Using the records that follow, copy every line containing the word "image".
START Listed records
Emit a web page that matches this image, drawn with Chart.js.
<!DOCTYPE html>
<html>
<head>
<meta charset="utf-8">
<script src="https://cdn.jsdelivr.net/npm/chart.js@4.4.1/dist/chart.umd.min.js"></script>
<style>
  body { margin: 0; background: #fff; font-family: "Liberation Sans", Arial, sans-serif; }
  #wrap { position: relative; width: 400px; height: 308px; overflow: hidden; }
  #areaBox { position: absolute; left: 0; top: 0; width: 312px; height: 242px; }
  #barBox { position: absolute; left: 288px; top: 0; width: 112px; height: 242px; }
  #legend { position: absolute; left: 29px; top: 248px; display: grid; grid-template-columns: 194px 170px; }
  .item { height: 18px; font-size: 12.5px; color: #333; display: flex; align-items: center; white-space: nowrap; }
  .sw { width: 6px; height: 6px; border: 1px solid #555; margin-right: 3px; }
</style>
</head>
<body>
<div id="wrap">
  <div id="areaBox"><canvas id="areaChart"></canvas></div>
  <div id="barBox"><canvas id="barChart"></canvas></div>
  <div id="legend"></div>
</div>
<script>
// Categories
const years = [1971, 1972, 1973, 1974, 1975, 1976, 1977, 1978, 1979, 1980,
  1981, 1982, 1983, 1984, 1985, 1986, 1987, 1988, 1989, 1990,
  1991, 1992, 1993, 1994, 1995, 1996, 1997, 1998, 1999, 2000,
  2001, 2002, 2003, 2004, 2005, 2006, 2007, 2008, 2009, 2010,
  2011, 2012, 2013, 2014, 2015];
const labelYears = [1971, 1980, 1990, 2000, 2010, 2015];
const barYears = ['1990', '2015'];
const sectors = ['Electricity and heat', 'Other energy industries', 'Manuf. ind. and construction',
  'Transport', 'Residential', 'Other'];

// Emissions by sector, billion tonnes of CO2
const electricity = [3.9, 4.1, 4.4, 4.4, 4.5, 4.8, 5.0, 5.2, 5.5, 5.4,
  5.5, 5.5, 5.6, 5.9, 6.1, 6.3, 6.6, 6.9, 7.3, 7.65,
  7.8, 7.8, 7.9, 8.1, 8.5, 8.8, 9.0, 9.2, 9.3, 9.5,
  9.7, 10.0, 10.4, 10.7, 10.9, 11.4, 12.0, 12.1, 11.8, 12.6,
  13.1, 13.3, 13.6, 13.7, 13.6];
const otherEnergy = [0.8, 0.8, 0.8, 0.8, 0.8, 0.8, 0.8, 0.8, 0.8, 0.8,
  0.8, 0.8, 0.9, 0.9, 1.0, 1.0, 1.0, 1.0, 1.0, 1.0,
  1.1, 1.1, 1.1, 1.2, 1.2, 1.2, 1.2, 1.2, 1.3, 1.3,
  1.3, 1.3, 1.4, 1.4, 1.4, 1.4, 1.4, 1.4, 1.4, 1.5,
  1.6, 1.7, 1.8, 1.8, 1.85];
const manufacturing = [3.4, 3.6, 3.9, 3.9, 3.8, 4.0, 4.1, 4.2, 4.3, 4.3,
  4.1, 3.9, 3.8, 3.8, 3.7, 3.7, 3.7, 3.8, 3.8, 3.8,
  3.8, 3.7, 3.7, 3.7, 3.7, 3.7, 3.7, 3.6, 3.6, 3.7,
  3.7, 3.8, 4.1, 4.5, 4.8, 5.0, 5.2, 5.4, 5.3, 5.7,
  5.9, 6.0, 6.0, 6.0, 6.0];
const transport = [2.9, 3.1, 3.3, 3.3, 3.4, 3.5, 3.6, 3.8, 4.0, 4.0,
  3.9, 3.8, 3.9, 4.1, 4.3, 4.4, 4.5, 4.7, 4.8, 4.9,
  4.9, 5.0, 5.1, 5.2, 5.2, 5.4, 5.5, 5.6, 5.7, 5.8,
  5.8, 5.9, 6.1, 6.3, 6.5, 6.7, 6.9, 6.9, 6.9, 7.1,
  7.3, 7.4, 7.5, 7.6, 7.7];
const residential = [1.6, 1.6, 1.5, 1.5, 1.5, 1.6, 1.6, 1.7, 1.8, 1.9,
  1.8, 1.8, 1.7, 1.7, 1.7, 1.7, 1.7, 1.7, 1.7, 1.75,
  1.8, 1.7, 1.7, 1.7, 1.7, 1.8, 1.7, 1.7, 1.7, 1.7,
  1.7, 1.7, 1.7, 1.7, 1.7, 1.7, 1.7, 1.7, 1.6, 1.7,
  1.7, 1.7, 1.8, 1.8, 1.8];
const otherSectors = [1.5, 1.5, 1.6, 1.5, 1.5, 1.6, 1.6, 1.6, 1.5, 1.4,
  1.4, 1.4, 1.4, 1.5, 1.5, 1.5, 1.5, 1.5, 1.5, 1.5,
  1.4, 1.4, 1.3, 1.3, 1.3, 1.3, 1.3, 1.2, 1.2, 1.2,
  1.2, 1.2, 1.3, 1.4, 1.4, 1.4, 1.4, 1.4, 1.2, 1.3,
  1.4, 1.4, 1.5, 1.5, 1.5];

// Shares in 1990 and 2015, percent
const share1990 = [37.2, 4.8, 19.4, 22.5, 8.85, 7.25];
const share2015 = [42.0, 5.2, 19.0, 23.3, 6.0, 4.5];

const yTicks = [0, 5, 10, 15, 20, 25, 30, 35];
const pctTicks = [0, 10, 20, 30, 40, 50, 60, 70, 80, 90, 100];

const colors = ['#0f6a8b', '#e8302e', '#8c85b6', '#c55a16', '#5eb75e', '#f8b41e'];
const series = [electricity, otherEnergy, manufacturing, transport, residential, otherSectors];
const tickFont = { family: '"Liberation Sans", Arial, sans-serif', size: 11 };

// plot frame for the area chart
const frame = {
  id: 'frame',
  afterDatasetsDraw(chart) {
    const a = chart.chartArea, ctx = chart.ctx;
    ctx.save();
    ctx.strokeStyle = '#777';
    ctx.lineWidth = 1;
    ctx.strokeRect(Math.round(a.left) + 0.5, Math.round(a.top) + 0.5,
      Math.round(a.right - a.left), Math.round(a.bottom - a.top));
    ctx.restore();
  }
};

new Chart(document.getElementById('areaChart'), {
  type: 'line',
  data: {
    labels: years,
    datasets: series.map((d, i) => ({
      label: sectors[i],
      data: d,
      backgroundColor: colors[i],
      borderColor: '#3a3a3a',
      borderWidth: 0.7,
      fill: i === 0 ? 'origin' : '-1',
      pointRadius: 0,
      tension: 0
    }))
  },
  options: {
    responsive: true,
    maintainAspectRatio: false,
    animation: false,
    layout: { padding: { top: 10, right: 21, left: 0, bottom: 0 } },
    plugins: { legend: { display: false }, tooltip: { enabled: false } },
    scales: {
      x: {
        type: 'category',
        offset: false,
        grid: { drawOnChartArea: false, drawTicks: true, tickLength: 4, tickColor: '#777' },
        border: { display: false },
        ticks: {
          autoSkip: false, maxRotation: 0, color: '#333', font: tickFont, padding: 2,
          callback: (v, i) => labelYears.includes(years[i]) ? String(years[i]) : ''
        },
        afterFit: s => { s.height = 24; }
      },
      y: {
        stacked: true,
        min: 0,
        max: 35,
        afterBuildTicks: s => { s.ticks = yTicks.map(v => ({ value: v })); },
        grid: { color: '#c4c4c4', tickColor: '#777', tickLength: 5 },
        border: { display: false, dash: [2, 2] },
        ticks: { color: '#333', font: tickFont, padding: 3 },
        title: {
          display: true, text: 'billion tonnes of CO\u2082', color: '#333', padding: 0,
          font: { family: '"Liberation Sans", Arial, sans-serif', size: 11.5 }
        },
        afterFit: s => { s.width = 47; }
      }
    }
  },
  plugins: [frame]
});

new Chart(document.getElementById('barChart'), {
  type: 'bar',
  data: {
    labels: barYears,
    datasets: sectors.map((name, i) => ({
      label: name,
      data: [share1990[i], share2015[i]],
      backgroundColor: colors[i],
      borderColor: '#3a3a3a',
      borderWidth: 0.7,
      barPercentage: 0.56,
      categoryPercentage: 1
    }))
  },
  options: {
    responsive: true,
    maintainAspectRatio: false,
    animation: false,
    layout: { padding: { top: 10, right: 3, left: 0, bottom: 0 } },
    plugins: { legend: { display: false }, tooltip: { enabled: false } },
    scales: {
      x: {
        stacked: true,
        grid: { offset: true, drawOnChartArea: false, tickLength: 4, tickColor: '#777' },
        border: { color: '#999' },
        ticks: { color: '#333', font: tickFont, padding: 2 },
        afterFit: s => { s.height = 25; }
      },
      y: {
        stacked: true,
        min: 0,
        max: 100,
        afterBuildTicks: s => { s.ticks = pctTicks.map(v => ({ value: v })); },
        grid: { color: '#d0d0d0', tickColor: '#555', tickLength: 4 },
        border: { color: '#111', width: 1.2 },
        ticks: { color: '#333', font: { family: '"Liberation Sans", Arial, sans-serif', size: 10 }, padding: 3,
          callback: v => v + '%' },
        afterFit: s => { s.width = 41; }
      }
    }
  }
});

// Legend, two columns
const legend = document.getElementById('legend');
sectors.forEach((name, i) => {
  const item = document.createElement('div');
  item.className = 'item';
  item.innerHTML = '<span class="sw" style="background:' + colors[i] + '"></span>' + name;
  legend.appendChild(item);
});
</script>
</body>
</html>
END Listed records
START Listed records
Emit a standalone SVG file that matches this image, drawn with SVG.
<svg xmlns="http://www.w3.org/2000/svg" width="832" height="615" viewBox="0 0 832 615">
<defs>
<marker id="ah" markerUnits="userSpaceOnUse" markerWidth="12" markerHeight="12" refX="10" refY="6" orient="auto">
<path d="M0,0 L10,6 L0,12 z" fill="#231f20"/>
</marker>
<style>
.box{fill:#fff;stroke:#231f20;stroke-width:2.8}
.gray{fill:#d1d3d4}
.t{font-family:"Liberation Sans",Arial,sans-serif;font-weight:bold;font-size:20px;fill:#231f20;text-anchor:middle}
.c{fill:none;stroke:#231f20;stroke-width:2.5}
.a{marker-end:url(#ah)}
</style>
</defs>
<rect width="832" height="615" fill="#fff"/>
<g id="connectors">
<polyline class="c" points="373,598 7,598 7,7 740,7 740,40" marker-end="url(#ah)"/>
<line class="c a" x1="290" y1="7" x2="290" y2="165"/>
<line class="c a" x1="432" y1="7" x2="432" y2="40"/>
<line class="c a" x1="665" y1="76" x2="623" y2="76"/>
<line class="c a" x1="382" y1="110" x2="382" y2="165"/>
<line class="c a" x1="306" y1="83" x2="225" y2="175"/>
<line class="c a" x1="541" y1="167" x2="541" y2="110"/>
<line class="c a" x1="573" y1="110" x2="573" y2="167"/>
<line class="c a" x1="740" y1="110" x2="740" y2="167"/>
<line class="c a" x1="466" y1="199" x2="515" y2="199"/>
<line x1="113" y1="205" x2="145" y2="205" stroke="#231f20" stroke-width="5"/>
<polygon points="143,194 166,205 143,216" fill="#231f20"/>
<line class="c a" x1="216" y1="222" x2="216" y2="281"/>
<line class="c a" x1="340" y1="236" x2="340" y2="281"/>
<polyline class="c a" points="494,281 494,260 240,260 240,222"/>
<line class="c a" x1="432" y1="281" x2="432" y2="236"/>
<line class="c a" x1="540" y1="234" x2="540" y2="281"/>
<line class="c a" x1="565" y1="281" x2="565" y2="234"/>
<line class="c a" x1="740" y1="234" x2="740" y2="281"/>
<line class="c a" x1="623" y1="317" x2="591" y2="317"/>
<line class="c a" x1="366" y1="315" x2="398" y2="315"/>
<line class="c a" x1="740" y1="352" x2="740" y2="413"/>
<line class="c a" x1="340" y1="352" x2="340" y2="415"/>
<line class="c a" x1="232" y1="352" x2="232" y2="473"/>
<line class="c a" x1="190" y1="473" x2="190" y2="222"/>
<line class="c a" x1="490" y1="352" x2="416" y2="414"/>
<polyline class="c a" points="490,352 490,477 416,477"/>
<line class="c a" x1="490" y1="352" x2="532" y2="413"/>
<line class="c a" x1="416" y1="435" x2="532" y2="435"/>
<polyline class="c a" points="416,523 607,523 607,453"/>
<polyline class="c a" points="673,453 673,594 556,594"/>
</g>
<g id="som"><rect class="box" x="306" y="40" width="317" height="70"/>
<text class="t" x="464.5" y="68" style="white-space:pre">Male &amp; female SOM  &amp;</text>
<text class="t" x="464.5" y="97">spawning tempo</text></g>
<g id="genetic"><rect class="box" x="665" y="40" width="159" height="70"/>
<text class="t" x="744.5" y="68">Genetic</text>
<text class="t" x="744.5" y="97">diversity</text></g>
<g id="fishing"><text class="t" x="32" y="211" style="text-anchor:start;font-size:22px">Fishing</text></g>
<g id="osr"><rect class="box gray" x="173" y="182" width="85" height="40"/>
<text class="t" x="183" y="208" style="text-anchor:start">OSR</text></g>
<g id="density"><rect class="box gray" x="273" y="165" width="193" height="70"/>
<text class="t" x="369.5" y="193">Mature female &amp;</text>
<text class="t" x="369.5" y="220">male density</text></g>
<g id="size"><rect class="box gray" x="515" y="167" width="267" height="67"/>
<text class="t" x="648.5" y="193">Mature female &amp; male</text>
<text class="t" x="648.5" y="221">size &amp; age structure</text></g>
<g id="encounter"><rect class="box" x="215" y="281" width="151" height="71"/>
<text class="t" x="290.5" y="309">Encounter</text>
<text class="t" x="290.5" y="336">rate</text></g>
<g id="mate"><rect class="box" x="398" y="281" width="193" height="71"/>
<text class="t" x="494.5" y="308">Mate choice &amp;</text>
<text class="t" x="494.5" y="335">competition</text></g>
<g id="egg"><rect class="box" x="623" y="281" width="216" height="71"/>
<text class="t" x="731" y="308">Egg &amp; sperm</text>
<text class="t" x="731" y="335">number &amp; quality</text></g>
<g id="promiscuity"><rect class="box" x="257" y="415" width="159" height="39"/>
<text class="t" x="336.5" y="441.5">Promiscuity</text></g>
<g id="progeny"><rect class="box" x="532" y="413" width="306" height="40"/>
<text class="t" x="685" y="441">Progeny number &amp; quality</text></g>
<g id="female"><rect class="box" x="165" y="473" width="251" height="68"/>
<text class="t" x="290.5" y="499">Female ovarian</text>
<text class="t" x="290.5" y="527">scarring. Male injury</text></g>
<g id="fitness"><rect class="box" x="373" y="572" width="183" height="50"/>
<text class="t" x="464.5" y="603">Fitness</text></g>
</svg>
END Listed records
START Listed records
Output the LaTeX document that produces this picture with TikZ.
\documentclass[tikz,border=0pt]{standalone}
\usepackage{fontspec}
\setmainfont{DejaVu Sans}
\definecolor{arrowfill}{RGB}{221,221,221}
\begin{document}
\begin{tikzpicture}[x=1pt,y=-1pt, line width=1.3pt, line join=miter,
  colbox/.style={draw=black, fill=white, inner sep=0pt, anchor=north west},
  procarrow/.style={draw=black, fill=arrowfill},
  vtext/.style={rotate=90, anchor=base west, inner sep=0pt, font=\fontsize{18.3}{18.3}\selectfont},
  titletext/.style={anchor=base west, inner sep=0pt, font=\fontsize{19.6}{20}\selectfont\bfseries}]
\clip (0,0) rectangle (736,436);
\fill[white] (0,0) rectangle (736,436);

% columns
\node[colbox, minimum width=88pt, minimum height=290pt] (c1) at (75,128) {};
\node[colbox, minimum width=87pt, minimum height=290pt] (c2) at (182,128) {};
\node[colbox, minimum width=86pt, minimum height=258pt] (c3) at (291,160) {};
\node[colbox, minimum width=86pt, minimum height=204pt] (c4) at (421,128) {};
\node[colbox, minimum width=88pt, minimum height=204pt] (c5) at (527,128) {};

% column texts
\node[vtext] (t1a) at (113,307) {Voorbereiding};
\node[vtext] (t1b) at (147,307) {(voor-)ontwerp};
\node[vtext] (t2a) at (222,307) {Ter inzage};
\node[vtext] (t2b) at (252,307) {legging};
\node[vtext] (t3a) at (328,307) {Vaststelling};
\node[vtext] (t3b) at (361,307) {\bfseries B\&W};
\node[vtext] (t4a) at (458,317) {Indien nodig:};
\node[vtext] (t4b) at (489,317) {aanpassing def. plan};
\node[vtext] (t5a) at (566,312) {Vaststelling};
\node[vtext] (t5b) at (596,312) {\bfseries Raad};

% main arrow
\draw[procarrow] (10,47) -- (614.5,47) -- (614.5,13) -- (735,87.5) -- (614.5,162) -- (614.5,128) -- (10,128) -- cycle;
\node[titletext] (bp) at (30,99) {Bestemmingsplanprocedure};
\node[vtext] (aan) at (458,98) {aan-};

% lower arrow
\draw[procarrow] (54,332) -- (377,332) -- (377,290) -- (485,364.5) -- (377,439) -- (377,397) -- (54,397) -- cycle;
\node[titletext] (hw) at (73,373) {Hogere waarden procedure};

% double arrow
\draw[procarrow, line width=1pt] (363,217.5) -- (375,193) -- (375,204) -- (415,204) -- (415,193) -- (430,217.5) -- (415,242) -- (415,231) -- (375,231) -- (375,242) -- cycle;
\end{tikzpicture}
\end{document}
END Listed records
▸ **Task response**
Emit a web page that matches this image, drawn with Chart.js.
Emit a standalone SVG file that matches this image, drawn with SVG.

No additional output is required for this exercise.